Many of the Dutch Master’s landscapes feature human forms, and there is meaning here as well. The people in Ruisdael’s paintings are small in scale, and thus they are sometimes said to have a minor role in his work. It is true that Ruisdael places human activity within the vast panorama of creation. However, this is not to say that what people do is insignificant. Often the human figures in his landscapes are one of the focal points, and they are almost always involved in meaningful, purposeful, everyday activity: they are hunting in the woods, or gathering wood for a fire, or traveling along life’s road.

In Waterfall near an Oak Wood, a painting on loan from the Rijksmuseum in Amsterdam, people are resting in a sunlit clearing in the woods, or leading sheep across a rushing stream. In the distance warm sunlight falls on a village church and on piles of grain that farmers have stacked in an open field. Ruisdael is showing us the seasonal cycle of human activity under the blessing of God in the huge wide world that he has made. “There is a peaceful harmony between man and his environment,” Walford writes, “despite a prevailing consciousness of the ultimate transience of life” [p. 20].

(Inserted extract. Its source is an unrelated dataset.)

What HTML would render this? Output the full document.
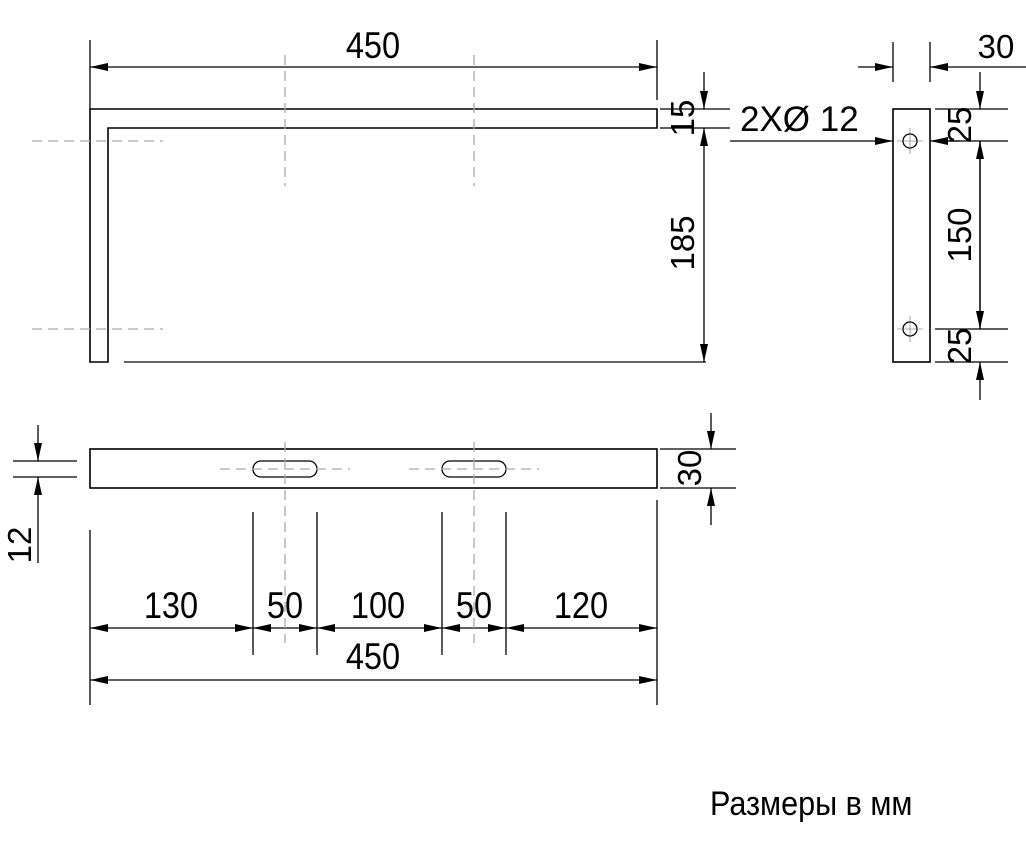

To look at these paintings is to look at nature with new eyes, and to see in that “second book of revelation” something of the grandeur of God. Early in November our family drove to French Creek State Park in Eastern Pennsylvania. The day was chilly and gray. But as we walked through the woods, the clouds began to clear, and patches of bright blue sky began to appear through the autumn trees. As I looked across the lake, suddenly I saw shafts of sunlight dance off the edge of dark clouds and turn far trees into a blaze of orange. To me it looked like something in one of Ruisdael’s paintings, and because I had been looking at his paintings, I saw what was really there: the beauty of the sun and sky, revealing the glory of God.